Kritik aus SPD und Grünen an Bürgergeld-Streichung für Job-Verweigerer

Die Bundesregierung will die Sanktionen für Bürgergeld-Empfänger, die einen Job ablehnen, deutlich verschärfen. 

Der Vorstoß von Bundesarbeitsminister Hubertus Heil (SPD), Bürgergeld-Empfängern bei Arbeitsverweigerung zeitweise die Unterstützung komplett zu streichen, stößt in Teilen der SPD und bei den Grünen auf Kritik. Der Grünen-Arbeitsmarktexperte Andreas Audretsch warnte am Freitag im „Spiegel“ davor, zu überziehen. „Das Bundesverfassungsgericht hat im November 2019 zu Sanktionen geurteilt und strenge Vorgaben für die Kürzung des Existenzminimums gemacht“, sagte Audretsch.

Heil hatte der „Bild“-Zeitung gesagt, die Bundesregierung wolle die „Sanktionsmöglichkeiten gegen Totalverweigerer“ verschärfen. Wie die „Bild“ am Freitag berichtete, plant Heil, denjenigen die Regelleistung bis zu zwei Monate lang komplett zu streichen, die jegliches Arbeitsangebot ablehnen. Lediglich die Wohnkosten soll demnach der Staat weiterhin übernehmen, damit die Betroffenen nicht obdachlos werden.

Aktuell dürfen die Jobcenter nur Sanktionen bis maximal 30 Prozent verhängen. Diese Grenze ist eine Folge des Urteils des Bundesverfassungsgerichts von 2019, das damals geltende Sanktionen als verfassungswidrig eingestuft hatte.

„Artikel eins unseres Grundgesetzes garantiert allen Menschen in Deutschland ein Leben in Würde“, sagte der Grünen-Arbeitsmarktexperte Audretsch. „Anhand dieser Vorgaben des Bundesverfassungsgerichts werden wir jeden Vorschlag zur Reform prüfen und messen“, kündigte er an.

Der dem linken Parteiflügel der SPD angehörende Sebastian Roloff sagte dem „Spiegel“, er sei ohnehin „kein Fan“ der Idee gewesen, die im Zuge des Karlsruher Haushaltsurteils gestrichenen Mittel aus dem Klima- und Transformationsfonds „bei den Schwächsten zu kompensieren“. „Jetzt jenseits des Bundesverfassungsgerichts eine komplette Streichung für zwei Monate vorzuschlagen, verwundert doch sehr.
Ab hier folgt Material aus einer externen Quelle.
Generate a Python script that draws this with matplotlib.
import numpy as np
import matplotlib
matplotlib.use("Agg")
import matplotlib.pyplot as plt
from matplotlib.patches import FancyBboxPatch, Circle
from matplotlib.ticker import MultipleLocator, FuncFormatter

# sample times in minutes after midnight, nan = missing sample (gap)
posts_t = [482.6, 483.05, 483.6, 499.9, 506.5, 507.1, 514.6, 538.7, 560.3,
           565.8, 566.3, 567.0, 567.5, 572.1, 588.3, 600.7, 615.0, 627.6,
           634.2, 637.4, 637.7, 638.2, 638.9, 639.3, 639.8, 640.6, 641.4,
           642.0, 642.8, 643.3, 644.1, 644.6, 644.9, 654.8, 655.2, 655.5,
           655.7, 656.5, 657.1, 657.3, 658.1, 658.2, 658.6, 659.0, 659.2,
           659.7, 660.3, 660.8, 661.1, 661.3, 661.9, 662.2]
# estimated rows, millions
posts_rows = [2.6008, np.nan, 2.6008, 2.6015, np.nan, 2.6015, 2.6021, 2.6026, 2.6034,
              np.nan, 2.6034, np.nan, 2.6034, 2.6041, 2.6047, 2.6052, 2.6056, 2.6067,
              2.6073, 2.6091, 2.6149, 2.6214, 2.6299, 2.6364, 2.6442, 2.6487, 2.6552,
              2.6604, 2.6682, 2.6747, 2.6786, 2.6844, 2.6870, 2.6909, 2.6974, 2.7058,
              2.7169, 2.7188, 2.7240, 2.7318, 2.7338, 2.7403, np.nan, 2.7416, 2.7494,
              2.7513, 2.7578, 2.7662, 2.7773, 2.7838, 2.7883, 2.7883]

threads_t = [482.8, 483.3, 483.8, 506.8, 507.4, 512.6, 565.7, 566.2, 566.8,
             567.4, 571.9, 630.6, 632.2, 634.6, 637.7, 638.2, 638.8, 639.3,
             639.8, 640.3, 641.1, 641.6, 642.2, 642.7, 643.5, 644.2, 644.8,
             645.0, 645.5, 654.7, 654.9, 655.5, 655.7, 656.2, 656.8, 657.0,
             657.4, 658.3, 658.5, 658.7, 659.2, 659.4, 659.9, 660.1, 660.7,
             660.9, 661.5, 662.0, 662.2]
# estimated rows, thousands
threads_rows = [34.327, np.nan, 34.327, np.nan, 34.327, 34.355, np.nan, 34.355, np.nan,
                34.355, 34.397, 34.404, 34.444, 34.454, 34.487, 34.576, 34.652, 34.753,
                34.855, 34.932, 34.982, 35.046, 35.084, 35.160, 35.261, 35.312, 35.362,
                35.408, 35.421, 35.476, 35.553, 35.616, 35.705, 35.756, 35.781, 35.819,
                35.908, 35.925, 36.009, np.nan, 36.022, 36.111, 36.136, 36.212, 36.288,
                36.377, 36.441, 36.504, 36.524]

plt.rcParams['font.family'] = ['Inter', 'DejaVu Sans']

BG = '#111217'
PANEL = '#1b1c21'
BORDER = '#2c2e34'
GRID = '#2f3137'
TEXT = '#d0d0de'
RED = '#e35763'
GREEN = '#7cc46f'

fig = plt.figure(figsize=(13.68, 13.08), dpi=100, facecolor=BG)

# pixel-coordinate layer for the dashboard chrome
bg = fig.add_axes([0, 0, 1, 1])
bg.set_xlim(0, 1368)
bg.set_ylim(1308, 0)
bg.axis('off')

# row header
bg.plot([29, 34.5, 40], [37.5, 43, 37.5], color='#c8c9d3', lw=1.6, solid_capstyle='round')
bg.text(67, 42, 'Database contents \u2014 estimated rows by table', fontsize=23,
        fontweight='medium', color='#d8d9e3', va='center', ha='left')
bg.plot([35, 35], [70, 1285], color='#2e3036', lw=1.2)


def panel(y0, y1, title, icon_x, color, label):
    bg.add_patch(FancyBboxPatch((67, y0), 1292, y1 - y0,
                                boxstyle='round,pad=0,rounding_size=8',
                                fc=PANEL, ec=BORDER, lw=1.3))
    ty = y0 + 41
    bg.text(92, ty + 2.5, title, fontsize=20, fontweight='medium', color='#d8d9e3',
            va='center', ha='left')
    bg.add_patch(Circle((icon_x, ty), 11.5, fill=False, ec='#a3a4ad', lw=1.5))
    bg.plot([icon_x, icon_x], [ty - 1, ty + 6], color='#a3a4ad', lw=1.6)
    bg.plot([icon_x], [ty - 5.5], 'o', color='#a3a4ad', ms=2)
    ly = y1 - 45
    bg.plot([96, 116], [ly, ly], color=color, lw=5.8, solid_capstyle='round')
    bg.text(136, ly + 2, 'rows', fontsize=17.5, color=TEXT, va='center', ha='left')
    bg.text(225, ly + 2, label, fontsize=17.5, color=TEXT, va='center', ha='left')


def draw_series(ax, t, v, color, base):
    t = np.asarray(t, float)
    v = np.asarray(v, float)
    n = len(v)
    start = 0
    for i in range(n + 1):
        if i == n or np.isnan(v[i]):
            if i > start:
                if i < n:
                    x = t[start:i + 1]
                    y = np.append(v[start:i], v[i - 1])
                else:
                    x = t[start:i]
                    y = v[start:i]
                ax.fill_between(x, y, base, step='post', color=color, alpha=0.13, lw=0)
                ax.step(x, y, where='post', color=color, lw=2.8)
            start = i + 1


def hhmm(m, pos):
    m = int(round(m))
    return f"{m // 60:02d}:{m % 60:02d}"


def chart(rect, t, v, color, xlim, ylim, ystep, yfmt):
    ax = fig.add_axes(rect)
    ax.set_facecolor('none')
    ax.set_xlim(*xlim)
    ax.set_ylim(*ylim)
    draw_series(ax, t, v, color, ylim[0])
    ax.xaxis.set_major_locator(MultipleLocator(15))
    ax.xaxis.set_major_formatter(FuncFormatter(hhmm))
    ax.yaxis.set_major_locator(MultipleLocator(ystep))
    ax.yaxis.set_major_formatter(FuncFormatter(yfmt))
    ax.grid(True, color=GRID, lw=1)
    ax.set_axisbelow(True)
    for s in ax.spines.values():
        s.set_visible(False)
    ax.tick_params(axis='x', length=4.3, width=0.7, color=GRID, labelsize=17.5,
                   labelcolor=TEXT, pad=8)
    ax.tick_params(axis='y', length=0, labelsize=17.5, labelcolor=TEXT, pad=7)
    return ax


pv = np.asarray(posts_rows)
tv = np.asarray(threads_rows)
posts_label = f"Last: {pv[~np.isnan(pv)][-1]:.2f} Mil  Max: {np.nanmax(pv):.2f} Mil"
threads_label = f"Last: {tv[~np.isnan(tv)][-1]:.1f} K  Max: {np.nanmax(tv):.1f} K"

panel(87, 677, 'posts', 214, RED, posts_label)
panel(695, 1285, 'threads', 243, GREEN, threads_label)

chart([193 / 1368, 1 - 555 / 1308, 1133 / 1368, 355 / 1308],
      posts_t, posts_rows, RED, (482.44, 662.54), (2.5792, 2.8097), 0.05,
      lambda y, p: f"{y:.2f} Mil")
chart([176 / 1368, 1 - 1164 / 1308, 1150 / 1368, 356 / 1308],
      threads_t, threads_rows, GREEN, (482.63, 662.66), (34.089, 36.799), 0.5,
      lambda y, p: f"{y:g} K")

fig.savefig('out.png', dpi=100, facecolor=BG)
Auch eingedenk der Position der SPD“, sagt Roloff, der Mitglied im SPD-Parteivorstand ist.

Der SPD-Bundestagsabgeordnete Erik von Malottki sagte dem „Spiegel“, es sei „nicht hinnehmbar, dass Menschen in unserem Land über zwei Monate keinerlei Mittel zur Existenzsicherung mehr haben“.

Die Grüne Jugend kritisierte den Vorstoß des Arbeitsministers als „menschenunwürdig“. Katharina Stolla, Co-Chefin der Grünen Jugend, sagte dem „Spiegel“, Heil untergrabe selbst die Zustimmung zum Sozialstaat, „indem er mit diesem Vorstoß ein allgemeines Misstrauen gegenüber Arbeitslosen noch weiter befeuert“. Statt Kürzungen vorzunehmen, sei es nötig, dass der Sozialstaat „großflächig ausgebaut“ werde. Alles andere sei „unehrlich und ignorant gegenüber den vielen Menschen, die durch persönliche Schicksale und komplizierte Biografien auf Sozialhilfe angewiesen“ seien.
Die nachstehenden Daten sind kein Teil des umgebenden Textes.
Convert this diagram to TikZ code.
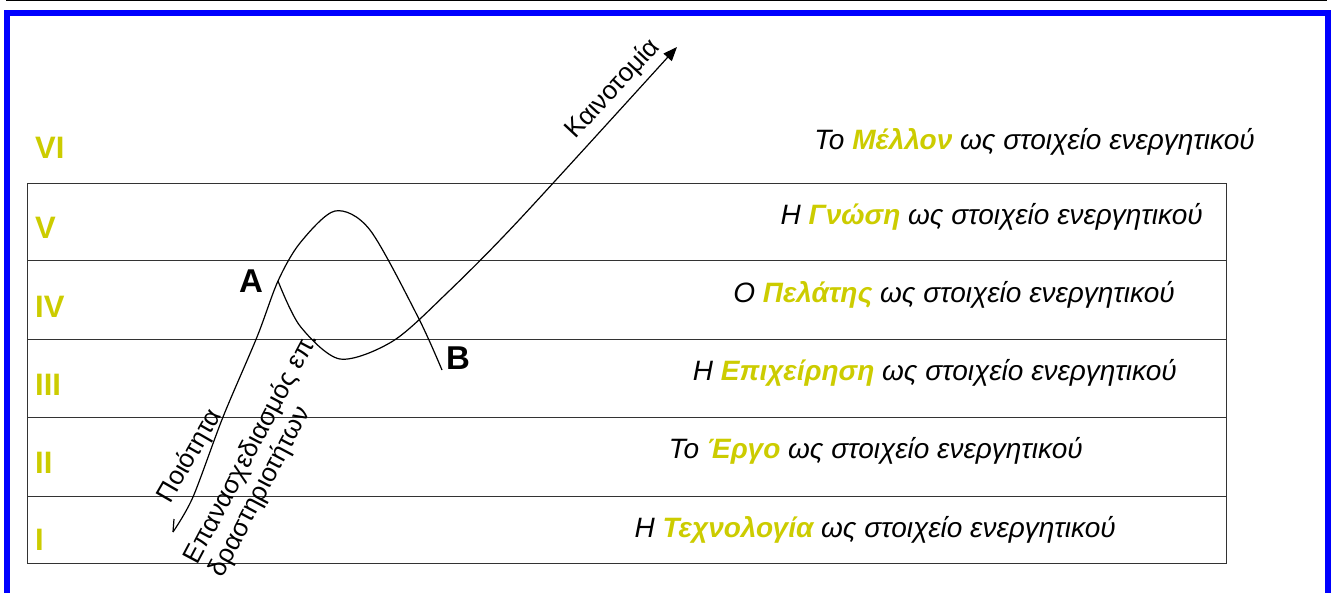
\documentclass[tikz,border=0pt]{standalone}
\usepackage{fontspec}
\setmainfont{Liberation Sans}
\usetikzlibrary{arrows.meta}

\definecolor{lvlyellow}{RGB}{204,204,0}
\definecolor{frameblue}{RGB}{0,0,255}
\newcommand{\kw}[1]{\textcolor{lvlyellow}{\bfseries #1}}

\begin{document}
\begin{tikzpicture}[
  x=1pt,
  y=-1pt,
  lvl/.style={anchor=west, text=lvlyellow, inner sep=0pt, font=\fontsize{31}{36}\selectfont\bfseries},
  asset/.style={anchor=east, inner sep=0pt, font=\fontsize{28}{33}\selectfont\itshape},
  lbl/.style={inner sep=0pt, font=\fontsize{26}{28}\selectfont},
  pointlbl/.style={inner sep=0pt, font=\fontsize{33}{38}\selectfont\bfseries},
  band/.style={draw=black!80, line width=1pt},
  curve/.style={line width=1.2pt, line join=round}
]
\useasboundingbox (0,0) rectangle (1331,592);
\clip (0,0) rectangle (1331,592);

% Rama
\draw[line width=1pt] (6,0.5) -- (1327,0.5);
\draw[frameblue, line width=6pt] (7,13) rectangle (1328,630);

% Benzi
\draw[band] (27,183) rectangle (1226,563);
\foreach \y in {260,339,417,496}
  \draw[band] (27,\y) -- (1226,\y);

% Niveluri
\foreach \r/\y in {VI/148, V/228, IV/307, III/385, II/463, I/540}
  \node[lvl] (lvl\r) at (35,\y) {\r};

% Texte din dreapta
\node[asset] (future) at (1255,142) {Το \kw{Μέλλον} ως στοιχείο ενεργητικού};
\node[asset] (knowledge) at (1203,217) {Η \kw{Γνώση} ως στοιχείο ενεργητικού};
\node[asset] (customer) at (1175,295) {Ο \kw{Πελάτης} ως στοιχείο ενεργητικού};
\node[asset] (business) at (1177,373) {Η \kw{Επιχείρηση} ως στοιχείο ενεργητικού};
\node[asset] (project) at (1083,451) {Το \kw{Έργο} ως στοιχείο ενεργητικού};
\node[asset] (technology) at (1116,530) {Η \kw{Τεχνολογία} ως στοιχείο ενεργητικού};

% Punctele A, B
\node[pointlbl] (A) at (251,281) {A};
\node[pointlbl] (B) at (458,358) {B};

\coordinate (hook) at (174,519);
\coordinate (qstart) at (173,532);
\coordinate (junction) at (278,281);
\coordinate (bend) at (442,370);
\coordinate (tip) at (677,47);

% Curbe
\draw[curve] (hook) -- (qstart);
\draw[curve] plot[smooth] coordinates {(qstart) (193,497) (223,417) (257,337) (junction) (300,243) (335,211) (370,230) (418,317) (bend)};
\draw[curve, -{Triangle[length=14pt, width=11pt]}] plot[smooth] coordinates {(junction) (300,326) (340,359) (393,341) (447,293) (520,219) (tip)};

% Etichete rotite
\node[lbl, rotate=47] (innov) at (613,89) {Καινοτομία};
\node[lbl, rotate=60] (quality) at (190,456) {Ποιότητα};
\node[lbl, rotate=62, align=left] (redesign) at (264,455) {Επανασχεδιασμός επ.\\δραστηριοτήτων};

\end{tikzpicture}
\end{document}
Heil hatte der „Bild“ gesagt, es könne „nicht sein, dass eine kleine Minderheit das ganze System in Verruf bringt“. Er betonte, dass die „überwältigende Mehrheit“ der Leistungsbezieher konstruktiv mitarbeite. „Wer aber nicht mitzieht und sich allen Angeboten verweigert, muss mit härteren Konsequenzen rechnen“, sagte der Minister.
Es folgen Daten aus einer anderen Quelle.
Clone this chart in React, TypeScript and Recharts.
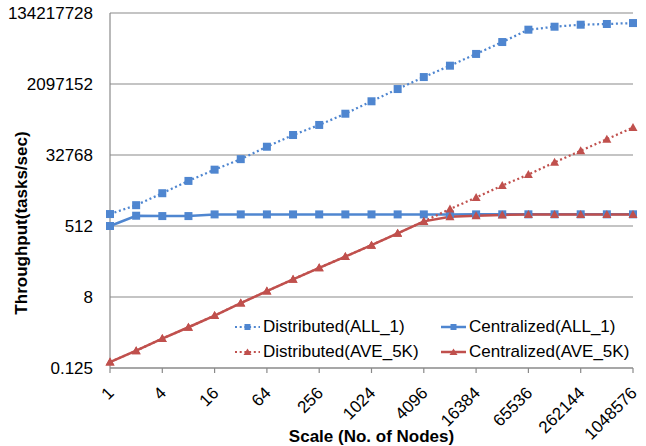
import React from 'react';
import { LineChart, Line, XAxis, YAxis, CartesianGrid } from 'recharts';

// scale (number of nodes), powers of 2
const nodes = [
  1, 2, 4, 8, 16, 32, 64, 128, 256, 512, 1024, 2048, 4096, 8192, 16384, 32768,
  65536, 131072, 262144, 524288, 1048576,
];

// throughput (tasks/sec)
const distributedAll1 = [
  1031, 1734, 3492, 7180, 13870, 25700, 53200, 105700, 190500, 368000, 762000,
  1560000, 3150000, 6130000, 12200000, 24500000, 50500000, 60100000, 67600000,
  70500000, 74500000,
];
const centralizedAll1 = [
  512, 935, 916, 916, 1010, 1010, 1010, 1010, 1010, 1010, 1010, 1010, 1010, 1010,
  1012, 1015, 1015, 1015, 1015, 1015, 1015,
];
const distributedAve5k = [
  0.177, 0.344, 0.7, 1.36, 2.69, 5.6, 11.3, 22.6, 44.3, 85.6, 167, 333, 671, 1380,
  2720, 5480, 10440, 21300, 42000, 82900, 163500,
];
const centralizedAve5k = [
  0.177, 0.344, 0.7, 1.36, 2.69, 5.6, 11.3, 22.6, 44.3, 85.6, 167, 333, 671, 880,
  935, 980, 1000, 1010, 1010, 1010, 1010,
];

const yTicks = [0.125, 8, 512, 32768, 2097152, 134217728];

const BLUE = '#4F86D0';
const RED = '#C0504D';
const GRID = '#8A8A8A';
const FONT = '"Liberation Sans", Arial, sans-serif';
const DOTS = '2 2.7';

const data = nodes.map((n, i) => ({
  n: String(n),
  distAll1: distributedAll1[i],
  centAll1: centralizedAll1[i],
  distAve: distributedAve5k[i],
  centAve: centralizedAve5k[i],
}));

const Square = (props: any) => {
  const { cx, cy, index } = props;
  if (cx == null || cy == null) return <g key={index} />;
  return <rect key={index} x={cx - 4} y={cy - 4} width={8} height={8} fill={BLUE} />;
};

const Triangle = (props: any) => {
  const { cx, cy, index } = props;
  if (cx == null || cy == null) return <g key={index} />;
  return (
    <path
      key={index}
      d={`M${cx},${cy - 4.5} L${cx + 4.5},${cy + 3.5} L${cx - 4.5},${cy + 3.5} Z`}
      fill={RED}
    />
  );
};

const XTick = (props: any) => {
  const { x, y, payload } = props;
  const ax = x + 5;
  const ay = y + 19;
  return (
    <text
      x={ax}
      y={ay}
      transform={`rotate(-45, ${ax}, ${ay})`}
      textAnchor="end"
      fontSize={17}
      fontFamily={FONT}
      fill="#000"
    >
      {payload.value}
    </text>
  );
};

const YTick = (props: any) => {
  const { x, y, payload } = props;
  return (
    <text x={x - 9} y={y} dy="0.35em" textAnchor="end" fontSize={17} fontFamily={FONT} fill="#000">
      {payload.value}
    </text>
  );
};

const legendItems = [
  { name: 'Distributed(ALL_1)', color: BLUE, dashed: true, marker: 'square', left: 235, top: 327 },
  { name: 'Centralized(ALL_1)', color: BLUE, dashed: false, marker: 'square', left: 441, top: 327 },
  { name: 'Distributed(AVE_5K)', color: RED, dashed: true, marker: 'triangle', left: 235, top: 352 },
  { name: 'Centralized(AVE_5K)', color: RED, dashed: false, marker: 'triangle', left: 441, top: 352 },
];

function LegendBox() {
  return (
    <>
      {legendItems.map((it) => (
        <div
          key={it.name}
          style={{
            position: 'absolute',
            left: it.left,
            top: it.top - 10,
            height: 20,
            display: 'flex',
            alignItems: 'center',
            fontFamily: FONT,
            fontSize: 17,
            color: '#000',
            whiteSpace: 'nowrap',
          }}
        >
          <svg width={27} height={20} style={{ display: 'block', marginRight: 1 }}>
            <line
              x1={0}
              y1={10}
              x2={25}
              y2={10}
              stroke={it.color}
              strokeWidth={it.dashed ? 2 : 2.5}
              strokeDasharray={it.dashed ? DOTS : undefined}
            />
            {it.marker === 'square' ? (
              <rect x={9.5} y={7} width={6} height={6} fill={it.color} />
            ) : (
              <path d="M12.5,6.5 L16.5,13 L8.5,13 Z" fill={it.color} />
            )}
          </svg>
          <span>{it.name}</span>
        </div>
      ))}
    </>
  );
}

export default function App() {
  return (
    <div style={{ position: 'absolute', left: 0, top: 0, width: 646, height: 446, background: '#fff' }}>
      <LineChart
        width={646}
        height={446}
        data={data}
        margin={{ top: 13, right: 13, bottom: 0, left: 0 }}
      >
        <CartesianGrid vertical={false} stroke={GRID} strokeWidth={1.2} />
        <XAxis
          dataKey="n"
          interval={1}
          height={78}
          stroke={GRID}
          strokeWidth={1.2}
          tickSize={5}
          tick={<XTick />}
          label={{
            value: 'Scale (No. of Nodes)',
            position: 'insideBottom',
            offset: 4,
            fontSize: 17,
            fontWeight: 'bold',
            fontFamily: FONT,
            fill: '#000',
          }}
        />
        <YAxis
          type="number"
          scale="log"
          domain={[0.125, 134217728]}
          ticks={yTicks}
          allowDataOverflow
          width={110}
          stroke={GRID}
          strokeWidth={1.2}
          tickLine={false}
          tick={<YTick />}
        />
        <Line
          dataKey="distAll1"
          stroke={BLUE}
          strokeWidth={2.25}
          strokeDasharray={DOTS}
          dot={Square}
          isAnimationActive={false}
        />
        <Line
          dataKey="centAll1"
          stroke={BLUE}
          strokeWidth={2.5}
          dot={Square}
          isAnimationActive={false}
        />
        <Line
          dataKey="distAve"
          stroke={RED}
          strokeWidth={2.25}
          strokeDasharray={DOTS}
          dot={Triangle}
          isAnimationActive={false}
        />
        <Line
          dataKey="centAve"
          stroke={RED}
          strokeWidth={2.5}
          dot={Triangle}
          isAnimationActive={false}
        />
      </LineChart>
      <div
        style={{
          position: 'absolute',
          left: 22,
          top: 223,
          transform: 'translate(-50%, -50%) rotate(-90deg)',
          fontFamily: FONT,
          fontSize: 17,
          fontWeight: 'bold',
          whiteSpace: 'nowrap',
          color: '#000',
        }}
      >
        Throughput(tasks/sec)
      </div>
      <LegendBox />
    </div>
  );
}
Die 100-Prozent-Sanktion für Totalverweigerer hält das Bundesarbeitsministerium dem „Bild“-Bericht zufolge trotz des Bundesverfassungsgerichtsurteils von 2019 für verfassungskonform. Nach Informationen der Zeitung argumentiert das Ministerium regierungsintern mit einer Sonderregelung, wonach eine vollständige Streichung zulässig sei, wenn sich ein Leistungsempfänger willentlich und ohne wichtigen Grund weigere, ein konkret bestehendes Angebot einer zumutbaren Arbeit anzunehmen. Diese Regelung werde jetzt genutzt.